Accurate inference of crowdsourcing properties when using efficient allocation strategies
This work addresses the problem of biased inference in crowdsourcing for researchers and practitioners, offering a method to extract more knowledge from non-representative datasets, though it is incremental as it builds on existing allocation strategies.
The paper tackles the bias introduced by efficient allocation strategies in crowdsourcing, which challenges inference of problem-wide properties like task difficulty and worker completion times, and introduces Decision-Explicit Probability Sampling (DEPS) to accurately infer these properties while maintaining efficiency gains, outperforming baseline methods in experiments on real and synthetic data.

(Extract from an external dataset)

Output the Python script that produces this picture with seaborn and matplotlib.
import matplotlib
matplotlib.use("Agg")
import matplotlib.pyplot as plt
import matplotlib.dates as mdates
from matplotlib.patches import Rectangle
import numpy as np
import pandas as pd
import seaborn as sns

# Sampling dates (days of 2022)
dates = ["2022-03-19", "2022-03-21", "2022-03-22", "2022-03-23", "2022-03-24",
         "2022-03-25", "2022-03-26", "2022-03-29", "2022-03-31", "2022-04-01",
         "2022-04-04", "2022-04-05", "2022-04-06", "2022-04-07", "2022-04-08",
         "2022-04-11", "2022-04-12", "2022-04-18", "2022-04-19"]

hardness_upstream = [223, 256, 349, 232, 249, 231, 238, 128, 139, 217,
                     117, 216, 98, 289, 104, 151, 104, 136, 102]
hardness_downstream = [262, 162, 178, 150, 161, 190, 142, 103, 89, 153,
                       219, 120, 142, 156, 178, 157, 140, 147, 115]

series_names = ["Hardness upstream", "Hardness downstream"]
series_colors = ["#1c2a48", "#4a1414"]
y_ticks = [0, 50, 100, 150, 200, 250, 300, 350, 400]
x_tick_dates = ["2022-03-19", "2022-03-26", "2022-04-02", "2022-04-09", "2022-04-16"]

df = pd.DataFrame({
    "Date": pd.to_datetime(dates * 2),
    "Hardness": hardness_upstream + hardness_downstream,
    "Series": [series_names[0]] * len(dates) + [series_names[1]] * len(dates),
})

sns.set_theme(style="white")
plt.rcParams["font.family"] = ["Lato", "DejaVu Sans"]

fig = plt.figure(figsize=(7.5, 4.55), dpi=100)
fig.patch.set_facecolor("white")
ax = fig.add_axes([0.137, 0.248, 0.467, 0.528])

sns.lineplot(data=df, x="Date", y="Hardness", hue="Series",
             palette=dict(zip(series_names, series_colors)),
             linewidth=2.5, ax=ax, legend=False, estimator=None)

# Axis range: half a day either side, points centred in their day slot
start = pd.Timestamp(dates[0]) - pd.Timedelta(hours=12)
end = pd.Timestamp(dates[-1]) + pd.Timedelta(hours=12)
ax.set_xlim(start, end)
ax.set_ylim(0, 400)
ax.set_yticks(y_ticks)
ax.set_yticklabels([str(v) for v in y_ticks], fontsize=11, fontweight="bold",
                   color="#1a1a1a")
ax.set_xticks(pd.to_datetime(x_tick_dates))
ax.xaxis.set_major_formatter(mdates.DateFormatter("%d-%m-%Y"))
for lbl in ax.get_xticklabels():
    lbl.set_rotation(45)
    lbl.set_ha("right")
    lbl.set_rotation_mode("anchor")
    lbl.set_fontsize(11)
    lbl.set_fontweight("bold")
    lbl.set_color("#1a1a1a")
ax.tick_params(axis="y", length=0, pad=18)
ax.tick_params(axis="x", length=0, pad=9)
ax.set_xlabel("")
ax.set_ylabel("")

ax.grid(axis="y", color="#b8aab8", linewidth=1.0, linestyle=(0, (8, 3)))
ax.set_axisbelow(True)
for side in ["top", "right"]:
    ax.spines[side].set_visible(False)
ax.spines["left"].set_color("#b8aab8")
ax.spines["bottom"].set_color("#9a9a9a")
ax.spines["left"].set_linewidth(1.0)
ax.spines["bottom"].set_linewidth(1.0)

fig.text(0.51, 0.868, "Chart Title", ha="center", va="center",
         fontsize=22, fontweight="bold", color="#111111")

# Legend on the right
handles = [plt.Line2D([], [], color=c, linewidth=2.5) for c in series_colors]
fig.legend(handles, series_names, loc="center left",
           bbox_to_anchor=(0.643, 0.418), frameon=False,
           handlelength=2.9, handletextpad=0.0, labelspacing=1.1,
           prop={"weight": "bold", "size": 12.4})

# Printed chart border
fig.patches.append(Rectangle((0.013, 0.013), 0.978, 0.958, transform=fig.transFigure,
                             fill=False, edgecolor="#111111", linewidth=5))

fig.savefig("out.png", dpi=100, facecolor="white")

Allocation strategies improve the efficiency of crowdsourcing by decreasing the work needed to complete individual tasks accurately. However, these algorithms introduce bias by preferentially allocating workers onto easy tasks, leading to sets of completed tasks that are no longer representative of all tasks. This bias challenges inference of problem-wide properties such as typical task difficulty or crowd properties such as worker completion times, important information that goes beyond the crowd responses themselves. Here we study inference about problem properties when using an allocation algorithm to improve crowd efficiency. We introduce Decision-Explicit Probability Sampling (DEPS), a novel method to perform inference of problem properties while accounting for the potential bias introduced by an allocation strategy. Experiments on real and synthetic crowdsourcing data show that DEPS outperforms baseline inference methods while still leveraging the efficiency gains of the allocation method. The ability to perform accurate inference of general properties when using non-representative data allows crowdsourcers to extract more knowledge out of a given crowdsourced dataset.